‘Desenrola’ é insuficiente para sanar todas as dívidas

O desenho inicial do Desenrola, programa de renegociação de dívidas pensando para quem ganha até dois salários mínimos (R$ 2,6 mil), levado ao presidente Luiz Inácio Lula da Silva é insuficiente para a “limpeza” de todas as dívidas dos negativados dessa faixa de renda, apurou o Estadão/Broadcast.

Como os recursos do fundo do Tesouro Nacional, que vai dar garantia de 100% às operações, devem ser limitados a R$ 20 bilhões, é provável que algumas dívidas fiquem de fora do programa, e, assim, nem todos os compromissos sejam renegociados.

Conforme mostrou o Estadão/Broadcast, o programa deve permitir a renegociação para quem está nessa faixa e tem dívidas de até R$ 5 mil que estavam atrasadas há mais de 180 dias no dia 31 de dezembro de 2022. A ideia é que o banco escolhido pague a dívida para o credor e então faça um novo empréstimo para o cliente, com desconto. A taxa de juros deverá ser de até 1,99% ao mês. Caso o cliente não pague, terá o nome sujo de novo e o banco pode apresentar o contrato para o Tesouro, que honra a garantia de 100% do valor.

O assunto foi debatido com a equipe econômica, que está ciente de que não vai dar para resolver, na íntegra, o problema de todos os negativados do País. A avaliação, porém, que o programa na versão proposta a Lula deve “fazer a diferença”, especialmente considerando análises iniciais em birôs de crédito sobre a quantidade de dívidas por CPF, disse um interlocutor que participou das discussões do programa.

Caso Lula discorde, todos devem ser chamados à mesa novamente para ajustar as premissas iniciais. Se aceitar a proposta, o programa pode ser anunciado próximo ao carnaval, junto com mudanças no Imposto de Renda e no salário mínimo, como mostrou o Estadão na segunda.

No formato proposto, o Desenrola prevê duas fases - a primeira com os credores, como bancos, varejistas, empresas de telefonia e de serviços públicos, e depois com os devedores. Segundo apurou a reportagem, nas premissas apresentadas a Lula, os grandes bancos, que participaram ativamente da formatação do desenho inicial, teriam disposição de integrar o programa.
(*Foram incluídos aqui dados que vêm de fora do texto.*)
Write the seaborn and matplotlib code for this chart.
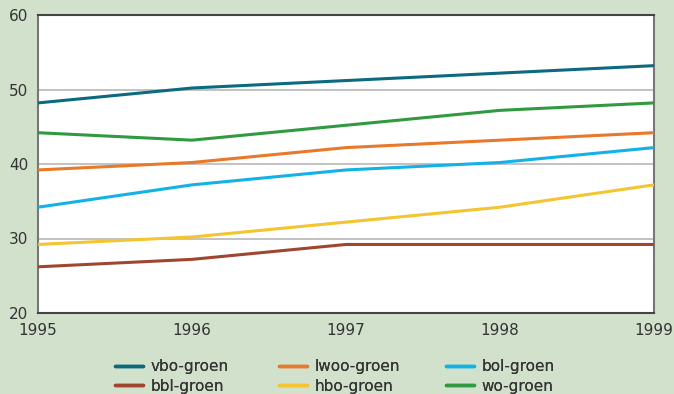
import matplotlib
matplotlib.use("Agg")
import matplotlib.pyplot as plt
import seaborn as sns
import pandas as pd
from matplotlib.lines import Line2D

years = [1995, 1996, 1997, 1998, 1999]
vbo = [48.2, 50.2, 51.2, 52.2, 53.2]
lwoo = [39.2, 40.2, 42.2, 43.2, 44.2]
bol = [34.2, 37.2, 39.2, 40.2, 42.2]
bbl = [26.2, 27.2, 29.2, 29.2, 29.2]
hbo = [29.2, 30.2, 32.2, 34.2, 37.2]
wo = [44.2, 43.2, 45.2, 47.2, 48.2]

series = {"vbo-groen": vbo, "lwoo-groen": lwoo, "bol-groen": bol,
          "bbl-groen": bbl, "hbo-groen": hbo, "wo-groen": wo}
colors = {"vbo-groen": "#0b6a80", "lwoo-groen": "#e8782a", "bol-groen": "#12b2e6",
          "bbl-groen": "#a0452f", "hbo-groen": "#f4c431", "wo-groen": "#2f9a3f"}

rows = []
for name, vals in series.items():
    for y, v in zip(years, vals):
        rows.append({"year": y, "value": v, "series": name})
df = pd.DataFrame(rows)

bg = "#d1e1cb"
sns.set_style("white")
plt.rcParams["font.family"] = ["DejaVu Sans"]
fig = plt.figure(figsize=(6.74, 3.94), dpi=100, facecolor=bg)
ax = fig.add_axes([38/674, 1-313/394, (654-38)/674, (313-15)/394])
ax.set_facecolor("white")

for y in [30, 40, 50]:
    ax.axhline(y, color="#b8b8b8", lw=1.2, zorder=0)

sns.lineplot(data=df, x="year", y="value", hue="series", palette=colors,
             linewidth=2.2, ax=ax, legend=False, zorder=3)

ax.set_xlim(1995, 1999)
ax.set_ylim(20, 60)
ax.set_xticks(years)
ax.set_xticklabels([str(y) for y in years])
ax.set_yticks([20, 30, 40, 50, 60])
ax.set_xlabel("")
ax.set_ylabel("")
ax.tick_params(axis="both", labelsize=11, colors="#333333", length=6, width=1,
               direction="out", pad=1)
ax.tick_params(axis="both", color="#aaaaaa")
for side in ["left", "right"]:
    ax.spines[side].set_color("#777777")
    ax.spines[side].set_linewidth(1.5)
for side in ["top", "bottom"]:
    ax.spines[side].set_color("#444444")
    ax.spines[side].set_linewidth(1.5)

columns = [["vbo-groen", "bbl-groen"], ["lwoo-groen", "hbo-groen"], ["bol-groen", "wo-groen"]]
col_x = [115, 279, 446]
for names, x0 in zip(columns, col_x):
    handles = [Line2D([0], [0], color=colors[n], lw=2.5) for n in names]
    leg = fig.legend(handles, names, loc="upper left", bbox_to_anchor=(x0/674, 1-359/394),
                     ncol=1, frameon=False, fontsize=11, handlelength=1.85,
                     handletextpad=0.45, labelspacing=0.3, borderaxespad=0, borderpad=0,
                     labelcolor="#333333")
    fig.add_artist(leg)

fig.savefig("out.png", dpi=100, facecolor=bg)
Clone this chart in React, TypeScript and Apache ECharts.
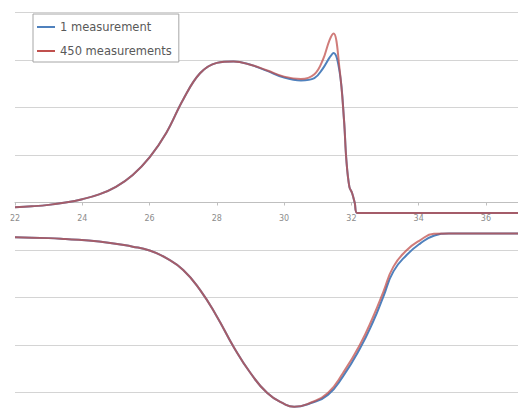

A fase inicial vai funcionar como um leilão. O governo deve abrir um processo para que os credores manifestem se querem participar do programa e qual o porcentual de desconto que estão dispostos a conceder sobre o total de dívidas que têm a receber. A partir disso, o governo vai escolher as empresas participantes do Desenrola, com base no montante do fundo garantidor que deve ser dedicado a cada setor e ao período de vencimento da dívida.

Para tal, primeiro, o governo provavelmente terá de abrir uma consulta pública e contratar uma empresa ou universidade para fazer a modelagem do leilão. Mas, com esse procedimento, é provável que empresas fiquem de fora da renegociação de dívidas patrocinada pelo governo, impossibilitando, portanto, que os consumidores quitem suas dívidas em atraso com esses credores.

Depois, na etapa dos devedores, o governo deve pedir ao público que acesse a página na internet a ser criada para o programa, com provável autenticação pelo login gov.br. Lá, o consumidor deve poder verificar quais dívidas são passíveis de serem quitadas com as regras do Desenrola e escolher o que quer pagar e a instituição financeira participante com que quer fazer a renegociação.

Uma condição imposta pela equipe econômica nas conversas iniciais com as partes interessadas é de que o credor, tão logo “vença” o leilão, limpe o nome dos consumidores que tenham dívidas vencidas de até R$ 100 com a empresa, mesmo antes do pagamento pelo banco participante. Seria uma espécie de reciprocidade, já que os credores irão se beneficiar com o programa, recebendo recursos que, muitas vezes, na prática, já tinham desistido de reaver. A dívida não seria perdoada, mas o devedor sairia da lista de negativados, favorecendo novos empréstimos e até seleções de emprego e contratos de aluguel.

Mesmo que Lula aceite o formato do Desenrola apresentado pela equipe econômica e anuncie o programa próximo ao carnaval, pessoas que participam das discussões avaliam que a operacionalização deve ser complexa, e deve demorar algum tempo para que o programa esteja realmente de pé.